The digital government paradox
Traditional government websites—with overly aesthetic designs and weak content structures—are now obsolete in the age of artificial intelligence. As digital becomes essential to government service delivery, the public sector must confront this cultural and operational shift now, not later.
I say this after 15 years working on government websites, from developing a widely used goverment WordPress theme to co-founding a software-as-a-service company that supports municipalities with web hosting and content management tools.
I’ve seen the good, bad, and baffling in government websites. I’ve had countless conversations with government leaders about digital strategy.

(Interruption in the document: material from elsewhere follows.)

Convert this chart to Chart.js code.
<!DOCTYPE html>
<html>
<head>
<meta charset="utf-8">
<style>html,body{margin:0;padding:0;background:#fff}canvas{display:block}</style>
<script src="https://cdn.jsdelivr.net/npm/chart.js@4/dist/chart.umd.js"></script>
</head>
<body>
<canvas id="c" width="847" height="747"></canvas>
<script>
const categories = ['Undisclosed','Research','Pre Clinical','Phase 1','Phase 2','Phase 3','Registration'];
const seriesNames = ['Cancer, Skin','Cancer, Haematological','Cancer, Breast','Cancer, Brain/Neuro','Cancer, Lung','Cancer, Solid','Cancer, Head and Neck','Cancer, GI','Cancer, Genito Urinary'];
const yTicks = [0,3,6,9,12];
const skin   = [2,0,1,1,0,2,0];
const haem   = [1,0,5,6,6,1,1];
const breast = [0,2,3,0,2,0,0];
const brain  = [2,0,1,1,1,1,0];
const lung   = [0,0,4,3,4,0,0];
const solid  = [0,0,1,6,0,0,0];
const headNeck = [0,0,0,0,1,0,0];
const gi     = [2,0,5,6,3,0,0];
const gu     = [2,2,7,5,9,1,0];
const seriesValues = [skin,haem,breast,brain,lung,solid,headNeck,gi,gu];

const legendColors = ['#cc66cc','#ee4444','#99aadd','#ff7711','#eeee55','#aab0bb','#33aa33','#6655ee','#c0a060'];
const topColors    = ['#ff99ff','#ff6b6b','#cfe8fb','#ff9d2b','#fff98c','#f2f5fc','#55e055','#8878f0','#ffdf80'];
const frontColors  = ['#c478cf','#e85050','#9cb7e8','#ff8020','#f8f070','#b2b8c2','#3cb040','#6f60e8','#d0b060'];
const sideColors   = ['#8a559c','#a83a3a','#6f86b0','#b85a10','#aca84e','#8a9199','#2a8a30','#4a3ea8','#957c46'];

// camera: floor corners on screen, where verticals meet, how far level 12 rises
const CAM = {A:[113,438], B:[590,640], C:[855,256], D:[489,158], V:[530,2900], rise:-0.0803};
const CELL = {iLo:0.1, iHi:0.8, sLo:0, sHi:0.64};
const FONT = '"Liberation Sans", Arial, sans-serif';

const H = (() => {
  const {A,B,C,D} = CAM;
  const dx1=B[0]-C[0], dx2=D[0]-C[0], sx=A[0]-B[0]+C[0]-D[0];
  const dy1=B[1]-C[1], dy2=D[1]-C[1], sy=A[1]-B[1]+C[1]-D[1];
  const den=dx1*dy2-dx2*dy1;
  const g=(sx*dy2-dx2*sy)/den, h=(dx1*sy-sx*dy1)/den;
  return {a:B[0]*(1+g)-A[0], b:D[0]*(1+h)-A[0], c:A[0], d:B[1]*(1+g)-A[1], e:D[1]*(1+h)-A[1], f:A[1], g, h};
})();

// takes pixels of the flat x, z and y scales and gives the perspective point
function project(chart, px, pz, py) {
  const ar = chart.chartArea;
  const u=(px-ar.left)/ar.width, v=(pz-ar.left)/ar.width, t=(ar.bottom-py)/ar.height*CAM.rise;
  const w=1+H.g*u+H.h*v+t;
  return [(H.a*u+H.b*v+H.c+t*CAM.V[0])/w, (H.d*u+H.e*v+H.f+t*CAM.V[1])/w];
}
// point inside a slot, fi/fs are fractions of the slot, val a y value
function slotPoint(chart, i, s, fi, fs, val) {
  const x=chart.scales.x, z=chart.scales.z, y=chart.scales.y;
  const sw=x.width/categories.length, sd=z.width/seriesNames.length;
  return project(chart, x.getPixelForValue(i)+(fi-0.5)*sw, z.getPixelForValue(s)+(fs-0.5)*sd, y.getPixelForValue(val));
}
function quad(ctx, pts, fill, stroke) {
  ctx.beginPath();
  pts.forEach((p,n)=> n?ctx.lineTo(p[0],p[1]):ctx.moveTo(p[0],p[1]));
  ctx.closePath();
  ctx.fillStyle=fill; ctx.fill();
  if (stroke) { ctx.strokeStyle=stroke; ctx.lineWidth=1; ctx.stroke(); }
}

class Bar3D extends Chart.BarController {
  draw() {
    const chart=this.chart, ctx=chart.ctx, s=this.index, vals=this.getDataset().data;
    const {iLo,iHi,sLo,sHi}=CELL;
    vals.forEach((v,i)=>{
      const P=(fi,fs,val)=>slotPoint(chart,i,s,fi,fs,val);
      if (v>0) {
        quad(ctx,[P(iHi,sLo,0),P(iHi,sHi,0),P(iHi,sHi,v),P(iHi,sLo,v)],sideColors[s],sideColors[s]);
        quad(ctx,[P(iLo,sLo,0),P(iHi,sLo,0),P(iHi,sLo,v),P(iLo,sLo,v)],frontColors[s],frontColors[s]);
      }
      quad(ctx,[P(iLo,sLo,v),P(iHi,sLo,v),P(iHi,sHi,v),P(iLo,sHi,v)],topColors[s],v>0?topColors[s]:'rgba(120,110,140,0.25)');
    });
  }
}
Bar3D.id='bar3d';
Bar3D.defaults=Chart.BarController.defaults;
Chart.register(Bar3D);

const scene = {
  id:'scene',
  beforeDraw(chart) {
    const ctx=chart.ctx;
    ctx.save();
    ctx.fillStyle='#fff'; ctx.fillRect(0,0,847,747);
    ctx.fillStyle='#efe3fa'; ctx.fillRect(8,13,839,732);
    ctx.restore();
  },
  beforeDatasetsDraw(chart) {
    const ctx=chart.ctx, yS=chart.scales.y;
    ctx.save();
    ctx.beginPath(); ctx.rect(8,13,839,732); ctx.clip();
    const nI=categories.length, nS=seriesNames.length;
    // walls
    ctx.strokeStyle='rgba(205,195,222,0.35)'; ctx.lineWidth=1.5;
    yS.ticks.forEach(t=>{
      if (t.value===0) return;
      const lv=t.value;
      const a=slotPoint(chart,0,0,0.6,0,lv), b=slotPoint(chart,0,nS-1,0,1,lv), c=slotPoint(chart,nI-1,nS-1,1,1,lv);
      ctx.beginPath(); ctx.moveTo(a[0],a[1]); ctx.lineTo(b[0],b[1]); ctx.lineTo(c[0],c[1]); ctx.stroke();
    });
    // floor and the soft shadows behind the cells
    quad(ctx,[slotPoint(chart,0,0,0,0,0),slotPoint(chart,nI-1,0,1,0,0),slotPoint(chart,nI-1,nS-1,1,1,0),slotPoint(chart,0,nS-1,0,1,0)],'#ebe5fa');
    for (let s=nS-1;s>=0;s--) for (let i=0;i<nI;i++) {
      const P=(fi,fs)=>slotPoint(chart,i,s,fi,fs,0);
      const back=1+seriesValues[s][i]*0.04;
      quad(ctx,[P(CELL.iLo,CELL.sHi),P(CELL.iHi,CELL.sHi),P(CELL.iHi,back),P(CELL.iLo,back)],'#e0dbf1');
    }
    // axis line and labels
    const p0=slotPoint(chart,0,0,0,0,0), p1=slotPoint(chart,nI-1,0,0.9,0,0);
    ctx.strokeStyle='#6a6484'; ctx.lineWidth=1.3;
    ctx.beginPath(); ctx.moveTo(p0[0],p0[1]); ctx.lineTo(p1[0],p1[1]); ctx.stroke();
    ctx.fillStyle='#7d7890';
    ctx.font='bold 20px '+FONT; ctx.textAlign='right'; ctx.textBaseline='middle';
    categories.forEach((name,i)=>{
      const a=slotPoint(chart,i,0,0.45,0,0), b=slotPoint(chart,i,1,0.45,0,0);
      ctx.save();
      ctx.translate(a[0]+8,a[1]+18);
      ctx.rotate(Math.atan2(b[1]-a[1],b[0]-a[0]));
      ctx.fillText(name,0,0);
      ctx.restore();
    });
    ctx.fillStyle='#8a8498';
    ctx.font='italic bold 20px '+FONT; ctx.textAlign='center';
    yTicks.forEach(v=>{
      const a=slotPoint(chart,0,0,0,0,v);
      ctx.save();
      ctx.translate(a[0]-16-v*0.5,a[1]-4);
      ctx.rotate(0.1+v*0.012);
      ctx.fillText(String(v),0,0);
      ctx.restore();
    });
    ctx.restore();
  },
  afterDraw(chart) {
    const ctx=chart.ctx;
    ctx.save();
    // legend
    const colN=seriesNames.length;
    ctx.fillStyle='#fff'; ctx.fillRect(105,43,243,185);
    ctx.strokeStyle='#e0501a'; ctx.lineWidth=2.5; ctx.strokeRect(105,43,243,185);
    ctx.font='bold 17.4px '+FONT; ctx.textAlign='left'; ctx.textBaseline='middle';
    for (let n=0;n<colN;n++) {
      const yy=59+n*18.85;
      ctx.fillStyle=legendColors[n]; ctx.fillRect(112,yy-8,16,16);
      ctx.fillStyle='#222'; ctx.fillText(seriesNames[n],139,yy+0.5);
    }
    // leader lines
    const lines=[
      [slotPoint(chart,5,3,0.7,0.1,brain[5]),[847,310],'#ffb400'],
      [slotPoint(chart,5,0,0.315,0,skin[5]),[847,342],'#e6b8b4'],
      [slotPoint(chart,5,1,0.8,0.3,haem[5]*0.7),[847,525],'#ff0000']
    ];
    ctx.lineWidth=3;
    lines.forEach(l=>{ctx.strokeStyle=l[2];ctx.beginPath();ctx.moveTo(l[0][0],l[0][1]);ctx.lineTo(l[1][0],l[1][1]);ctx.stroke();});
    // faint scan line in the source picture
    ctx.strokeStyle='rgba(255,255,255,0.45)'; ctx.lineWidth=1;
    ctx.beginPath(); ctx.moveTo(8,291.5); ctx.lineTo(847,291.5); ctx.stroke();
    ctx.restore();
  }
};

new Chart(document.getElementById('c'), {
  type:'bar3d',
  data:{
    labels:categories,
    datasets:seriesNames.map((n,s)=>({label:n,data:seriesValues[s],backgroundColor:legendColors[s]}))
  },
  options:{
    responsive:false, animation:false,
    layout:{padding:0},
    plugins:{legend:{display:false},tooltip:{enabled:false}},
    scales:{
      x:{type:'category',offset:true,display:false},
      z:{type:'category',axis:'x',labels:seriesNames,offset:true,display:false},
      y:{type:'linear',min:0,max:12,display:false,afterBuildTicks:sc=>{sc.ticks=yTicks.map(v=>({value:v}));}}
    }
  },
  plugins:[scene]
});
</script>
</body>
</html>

After asking my advice, I’ve been told “we’re going to do it the other way” only to hear later that “we should have done it that way.”
What once felt unimaginable—redefining what a website is—now seems inevitable.

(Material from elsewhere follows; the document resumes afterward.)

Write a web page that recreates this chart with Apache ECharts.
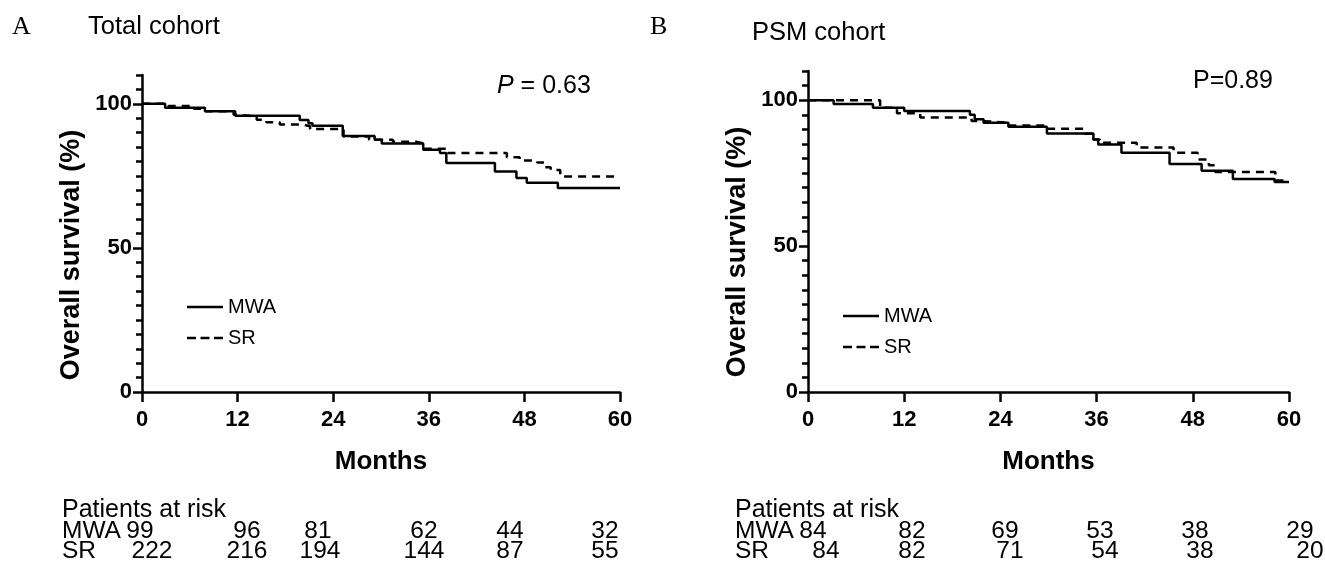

Goodbye, aesthetic-first bureaucracy
Too many governments treat their websites as visual exercises. Content is secondary. API, AI and other access points are afterthoughts.
Sites are often organized around agency structures (yes, still), filled with on-brand design elements— like embellished hero units and carousels—and built to adapt to devices more than user needs.
Design systems like the U.S. Web Design System and the California Design System still matter. But simplicity and elegance—not visual flair—must be the default.
Redefining digital roles
Public sector design must shift from graphic-heavy to content- and data-driven.
Talent priorities must move from visual design to content design, data modeling, technical writing, and user research.
Content designers must understand structured, machine-readable data. Technical writers and subject matter experts must translate policy into plain language. Information architects must simplify complexity into usable content.
Teams must adopt autodidactic mindsets and apply learning quickly to their work and culture. Training—whether via online classes, YouTube, GPT prompts, or vendor demos—must be encouraged, even required.
Everyone—governments and vendors alike—must become service designers.
In this process, cross-functional teams will finally emerge, breaking down silos between digital, communications, policy, and leadership.
Build on content, not aesthetics
The new model for government websites is content-first and structure-deep: modular, reusable blocks of information managed at a single source of truth.
Content must syndicate across platforms, both public and commercial.
Visual design must take cues from developer documentation—scannable, hierarchical, and task-focused.
This content-forward approach will better solve persistent accessibility and performance issues.
The CMS overhaul
WYSIWYG editors and PDF-centric workflows must be phased out. CMS tools must enforce structured content types and design standards.
Governance must become critical. Version control, approvals, and automated compliance must make policy and service information faster and easier to publish.
Leading through change
Civil servants and elected officials must become AI-informed leaders. They now have a real chance to deliver public services at speed and scale—and must act on it.
Resistance is inevitable, even from digital and civic tech advocates, but we can no longer be naive, precious, or rigid about what’s needed.
A mandate for simplicity and service
To deliver great digital public services, governments must invest in function over form: clean, text-based interfaces, structured content, and AI-powered tools to help users find, understand, and access services.
We must evolve beyond outdated ideas of what a government website should look like. The future is radically simple, powered by data, extensible, and run by new talent with new skills.
Government websites, as we know them, are dead. Long live government websites.